◆ GIVEN DATA:
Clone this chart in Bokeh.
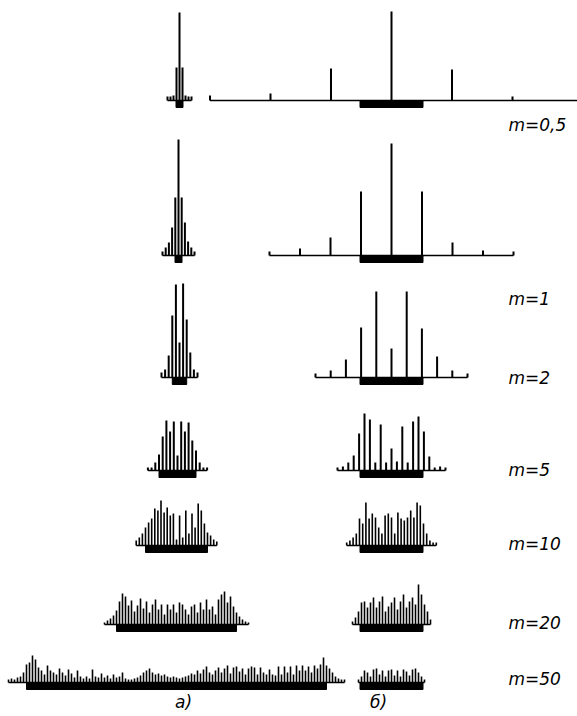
import numpy as np
from bokeh.plotting import figure
from bokeh.models import Range1d
from bokeh.core.properties import value
from bokeh.embed import file_html
from bokeh.resources import INLINE

# ---------------- data (relative line amplitudes) ----------------
m_values = [0.5, 1, 2, 5, 10, 20, 50]
m_labels = ["m=0,5", "m=1", "m=2", "m=5", "m=10", "m=20", "m=50"]
panel_labels = ["а)", "б)"]

# column а) : constant modulation frequency
amp_a_05 = [0.04, 0.04, 0.05, 0.33, 0.88, 0.33, 0.05, 0.04, 0.04]
amp_a_1 = [0.04, 0.08, 0.13, 0.28, 0.58, 1.16, 0.58, 0.33, 0.14, 0.08, 0.04]
amp_a_2 = [0.05, 0.08, 0.22, 0.62, 0.93, 0.35, 0.94, 0.58, 0.25, 0.08, 0.05]
amp_a_5 = [0.03, 0.03, 0.08, 0.16, 0.34, 0.50, 0.39, 0.49, 0.15, 0.49, 0.39, 0.48,
           0.30, 0.20, 0.08, 0.03, 0.03]
amp_a_10 = [0.05, 0.08, 0.12, 0.18, 0.23, 0.27, 0.37, 0.35, 0.45, 0.33, 0.38, 0.30,
            0.32, 0.06, 0.30, 0.08, 0.35, 0.12, 0.32, 0.18, 0.42, 0.35, 0.22, 0.13,
            0.10, 0.06, 0.04]
amp_a_20 = [0.02, 0.04, 0.06, 0.09, 0.14, 0.23, 0.31, 0.28, 0.19, 0.24, 0.13, 0.19,
            0.26, 0.16, 0.23, 0.12, 0.20, 0.25, 0.15, 0.20, 0.10, 0.20, 0.15, 0.20,
            0.12, 0.22, 0.20, 0.15, 0.10, 0.18, 0.20, 0.12, 0.22, 0.15, 0.25, 0.15,
            0.18, 0.10, 0.25, 0.30, 0.33, 0.22, 0.28, 0.18, 0.12, 0.08, 0.05, 0.03,
            0.02]
amp_a_50 = [0.03, 0.04, 0.03, 0.05, 0.06, 0.10, 0.18, 0.20, 0.27, 0.23,
            0.15, 0.12, 0.08, 0.17, 0.12, 0.10, 0.08, 0.14, 0.10, 0.07,
            0.13, 0.09, 0.05, 0.12, 0.06, 0.04, 0.06, 0.04, 0.13, 0.06,
            0.05, 0.09, 0.05, 0.07, 0.04, 0.08, 0.05, 0.06, 0.10, 0.04,
            0.03, 0.03, 0.04, 0.05, 0.07, 0.10, 0.12, 0.14, 0.10, 0.08,
            0.09, 0.07, 0.08, 0.06, 0.05, 0.06, 0.05, 0.04, 0.05, 0.06,
            0.07, 0.09, 0.08, 0.12, 0.09, 0.13, 0.16, 0.10, 0.08, 0.12,
            0.15, 0.10, 0.14, 0.17, 0.09, 0.15, 0.16, 0.11, 0.14, 0.08,
            0.14, 0.16, 0.15, 0.08, 0.15, 0.10, 0.08, 0.13, 0.08, 0.07,
            0.16, 0.08, 0.16, 0.10, 0.16, 0.08, 0.17, 0.12, 0.17, 0.12,
            0.16, 0.10, 0.17, 0.14, 0.18, 0.25, 0.17, 0.14, 0.10, 0.06,
            0.04, 0.03, 0.03]

# column б) : constant frequency deviation
amp_b_05 = [0.05, 0.07, 0.32, 0.89, 0.31, 0.04, 0.0]
amp_b_1 = [0.04, 0.07, 0.18, 0.64, 1.12, 0.64, 0.13, 0.05, 0.04]
amp_b_2 = [0.04, 0.07, 0.18, 0.50, 0.86, 0.29, 0.86, 0.49, 0.21, 0.07, 0.04]
amp_b_5 = [0.03, 0.04, 0.08, 0.15, 0.37, 0.57, 0.51, 0.08, 0.46, 0.08, 0.22,
           0.09, 0.44, 0.08, 0.49, 0.54, 0.39, 0.14, 0.03, 0.04, 0.03]
amp_b_10 = [0.03, 0.05, 0.08, 0.12, 0.27, 0.22, 0.43, 0.27, 0.32, 0.28, 0.18,
            0.12, 0.30, 0.32, 0.28, 0.12, 0.33, 0.27, 0.25, 0.28, 0.35, 0.28,
            0.43, 0.40, 0.22, 0.12, 0.05, 0.03, 0.03]
amp_b_20 = [0.03, 0.07, 0.13, 0.22, 0.23, 0.17, 0.22, 0.27, 0.17, 0.23, 0.28,
            0.13, 0.18, 0.22, 0.27, 0.15, 0.23, 0.30, 0.17, 0.23, 0.27, 0.20,
            0.40, 0.30, 0.20, 0.13, 0.05]
amp_b_50 = [0.03, 0.06, 0.12, 0.10, 0.06, 0.13, 0.14, 0.08, 0.12, 0.06, 0.12,
            0.13, 0.07, 0.12, 0.06, 0.13, 0.11, 0.07, 0.13, 0.14, 0.10, 0.06, 0.03]

amps_a = [amp_a_05, amp_a_1, amp_a_2, amp_a_5, amp_a_10, amp_a_20, amp_a_50]
amps_b = [amp_b_05, amp_b_1, amp_b_2, amp_b_5, amp_b_10, amp_b_20, amp_b_50]

# ---------------- layout ----------------
W, H = 577, 716
row_base = [100, 255, 377, 470, 545, 624, 682]
label_y = [124, 298, 377, 469, 543, 622, 678]
a_center = [179, 178, 179, 177, 176, 176, 176]
a_step = [3.0, 3.2, 3.6, 3.7, 3.1, 3.0, 3.0]
b_center = [391] * 7
b_step = [60.5, 30.5, 15.2, 5.4, 3.2, 3.0, 3.0]
B_DEV = 31.5
SCALE = 100.0
BAR_H = 7

p = figure(width=W, height=H, output_backend="svg", toolbar_location=None,
           x_range=Range1d(0, W), y_range=Range1d(H, 0), min_border=0)
p.axis.visible = False
p.grid.visible = False
p.outline_line_color = None
p.background_fill_color = "white"
p.border_fill_color = "white"


def draw(amps, cx, step, y0, bar_half, lw):
    a = np.array(amps, dtype=float)
    n = np.arange(len(a)) - (len(a) - 1) / 2.0
    x = cx + n * step
    keep = a > 0
    p.segment(x0=x[keep], y0=np.full(keep.sum(), y0), x1=x[keep],
              y1=y0 - a[keep] * SCALE, line_color="black", line_width=lw)
    right = x[-1] if a[-1] > 0 else W
    p.segment(x0=[x[0]], y0=[y0], x1=[right], y1=[y0], line_color="black", line_width=1.6)
    p.quad(left=[cx - bar_half], right=[cx + bar_half], top=[y0], bottom=[y0 + BAR_H],
           fill_color="black", line_color="black")


for i, m in enumerate(m_values):
    lw = 2.0 if i < 4 else 1.6
    draw(amps_a[i], a_center[i], a_step[i], row_base[i], max(m * a_step[i], 3.5), lw)
    draw(amps_b[i], b_center[i], b_step[i], row_base[i], B_DEV, lw)

p.text(x=[508] * len(m_labels), y=label_y, text=m_labels,
       text_font=value("DejaVu Sans"), text_font_style="italic",
       text_font_size="17px", text_align="left", text_baseline="middle",
       text_color="black")
p.text(x=[183, 378], y=[701, 701], text=panel_labels,
       text_font=value("DejaVu Sans"), text_font_style="italic",
       text_font_size="17px", text_align="center", text_baseline="middle",
       text_color="black")

open("out.html", "w").write(file_html(p, INLINE))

◆ EXERCISE INSTRUCTIONS:
Restate the full listing verbatim and drop every picture.

◆ FINAL RESULT:
Clone this chart in Bokeh.
import numpy as np
from bokeh.plotting import figure
from bokeh.models import Range1d
from bokeh.core.properties import value
from bokeh.embed import file_html
from bokeh.resources import INLINE

# ---------------- data (relative line amplitudes) ----------------
m_values = [0.5, 1, 2, 5, 10, 20, 50]
m_labels = ["m=0,5", "m=1", "m=2", "m=5", "m=10", "m=20", "m=50"]
panel_labels = ["а)", "б)"]

# column а) : constant modulation frequency
amp_a_05 = [0.04, 0.04, 0.05, 0.33, 0.88, 0.33, 0.05, 0.04, 0.04]
amp_a_1 = [0.04, 0.08, 0.13, 0.28, 0.58, 1.16, 0.58, 0.33, 0.14, 0.08, 0.04]
amp_a_2 = [0.05, 0.08, 0.22, 0.62, 0.93, 0.35, 0.94, 0.58, 0.25, 0.08, 0.05]
amp_a_5 = [0.03, 0.03, 0.08, 0.16, 0.34, 0.50, 0.39, 0.49, 0.15, 0.49, 0.39, 0.48,
           0.30, 0.20, 0.08, 0.03, 0.03]
amp_a_10 = [0.05, 0.08, 0.12, 0.18, 0.23, 0.27, 0.37, 0.35, 0.45, 0.33, 0.38, 0.30,
            0.32, 0.06, 0.30, 0.08, 0.35, 0.12, 0.32, 0.18, 0.42, 0.35, 0.22, 0.13,
            0.10, 0.06, 0.04]
amp_a_20 = [0.02, 0.04, 0.06, 0.09, 0.14, 0.23, 0.31, 0.28, 0.19, 0.24, 0.13, 0.19,
            0.26, 0.16, 0.23, 0.12, 0.20, 0.25, 0.15, 0.20, 0.10, 0.20, 0.15, 0.20,
            0.12, 0.22, 0.20, 0.15, 0.10, 0.18, 0.20, 0.12, 0.22, 0.15, 0.25, 0.15,
            0.18, 0.10, 0.25, 0.30, 0.33, 0.22, 0.28, 0.18, 0.12, 0.08, 0.05, 0.03,
            0.02]
amp_a_50 = [0.03, 0.04, 0.03, 0.05, 0.06, 0.10, 0.18, 0.20, 0.27, 0.23,
            0.15, 0.12, 0.08, 0.17, 0.12, 0.10, 0.08, 0.14, 0.10, 0.07,
            0.13, 0.09, 0.05, 0.12, 0.06, 0.04, 0.06, 0.04, 0.13, 0.06,
            0.05, 0.09, 0.05, 0.07, 0.04, 0.08, 0.05, 0.06, 0.10, 0.04,
            0.03, 0.03, 0.04, 0.05, 0.07, 0.10, 0.12, 0.14, 0.10, 0.08,
            0.09, 0.07, 0.08, 0.06, 0.05, 0.06, 0.05, 0.04, 0.05, 0.06,
            0.07, 0.09, 0.08, 0.12, 0.09, 0.13, 0.16, 0.10, 0.08, 0.12,
            0.15, 0.10, 0.14, 0.17, 0.09, 0.15, 0.16, 0.11, 0.14, 0.08,
            0.14, 0.16, 0.15, 0.08, 0.15, 0.10, 0.08, 0.13, 0.08, 0.07,
            0.16, 0.08, 0.16, 0.10, 0.16, 0.08, 0.17, 0.12, 0.17, 0.12,
            0.16, 0.10, 0.17, 0.14, 0.18, 0.25, 0.17, 0.14, 0.10, 0.06,
            0.04, 0.03, 0.03]

# column б) : constant frequency deviation
amp_b_05 = [0.05, 0.07, 0.32, 0.89, 0.31, 0.04, 0.0]
amp_b_1 = [0.04, 0.07, 0.18, 0.64, 1.12, 0.64, 0.13, 0.05, 0.04]
amp_b_2 = [0.04, 0.07, 0.18, 0.50, 0.86, 0.29, 0.86, 0.49, 0.21, 0.07, 0.04]
amp_b_5 = [0.03, 0.04, 0.08, 0.15, 0.37, 0.57, 0.51, 0.08, 0.46, 0.08, 0.22,
           0.09, 0.44, 0.08, 0.49, 0.54, 0.39, 0.14, 0.03, 0.04, 0.03]
amp_b_10 = [0.03, 0.05, 0.08, 0.12, 0.27, 0.22, 0.43, 0.27, 0.32, 0.28, 0.18,
            0.12, 0.30, 0.32, 0.28, 0.12, 0.33, 0.27, 0.25, 0.28, 0.35, 0.28,
            0.43, 0.40, 0.22, 0.12, 0.05, 0.03, 0.03]
amp_b_20 = [0.03, 0.07, 0.13, 0.22, 0.23, 0.17, 0.22, 0.27, 0.17, 0.23, 0.28,
            0.13, 0.18, 0.22, 0.27, 0.15, 0.23, 0.30, 0.17, 0.23, 0.27, 0.20,
            0.40, 0.30, 0.20, 0.13, 0.05]
amp_b_50 = [0.03, 0.06, 0.12, 0.10, 0.06, 0.13, 0.14, 0.08, 0.12, 0.06, 0.12,
            0.13, 0.07, 0.12, 0.06, 0.13, 0.11, 0.07, 0.13, 0.14, 0.10, 0.06, 0.03]

amps_a = [amp_a_05, amp_a_1, amp_a_2, amp_a_5, amp_a_10, amp_a_20, amp_a_50]
amps_b = [amp_b_05, amp_b_1, amp_b_2, amp_b_5, amp_b_10, amp_b_20, amp_b_50]

# ---------------- layout ----------------
W, H = 577, 716
row_base = [100, 255, 377, 470, 545, 624, 682]
label_y = [124, 298, 377, 469, 543, 622, 678]
a_center = [179, 178, 179, 177, 176, 176, 176]
a_step = [3.0, 3.2, 3.6, 3.7, 3.1, 3.0, 3.0]
b_center = [391] * 7
b_step = [60.5, 30.5, 15.2, 5.4, 3.2, 3.0, 3.0]
B_DEV = 31.5
SCALE = 100.0
BAR_H = 7

p = figure(width=W, height=H, output_backend="svg", toolbar_location=None,
           x_range=Range1d(0, W), y_range=Range1d(H, 0), min_border=0)
p.axis.visible = False
p.grid.visible = False
p.outline_line_color = None
p.background_fill_color = "white"
p.border_fill_color = "white"


def draw(amps, cx, step, y0, bar_half, lw):
    a = np.array(amps, dtype=float)
    n = np.arange(len(a)) - (len(a) - 1) / 2.0
    x = cx + n * step
    keep = a > 0
    p.segment(x0=x[keep], y0=np.full(keep.sum(), y0), x1=x[keep],
              y1=y0 - a[keep] * SCALE, line_color="black", line_width=lw)
    right = x[-1] if a[-1] > 0 else W
    p.segment(x0=[x[0]], y0=[y0], x1=[right], y1=[y0], line_color="black", line_width=1.6)
    p.quad(left=[cx - bar_half], right=[cx + bar_half], top=[y0], bottom=[y0 + BAR_H],
           fill_color="black", line_color="black")


for i, m in enumerate(m_values):
    lw = 2.0 if i < 4 else 1.6
    draw(amps_a[i], a_center[i], a_step[i], row_base[i], max(m * a_step[i], 3.5), lw)
    draw(amps_b[i], b_center[i], b_step[i], row_base[i], B_DEV, lw)

p.text(x=[508] * len(m_labels), y=label_y, text=m_labels,
       text_font=value("DejaVu Sans"), text_font_style="italic",
       text_font_size="17px", text_align="left", text_baseline="middle",
       text_color="black")
p.text(x=[183, 378], y=[701, 701], text=panel_labels,
       text_font=value("DejaVu Sans"), text_font_style="italic",
       text_font_size="17px", text_align="center", text_baseline="middle",
       text_color="black")

open("out.html", "w").write(file_html(p, INLINE))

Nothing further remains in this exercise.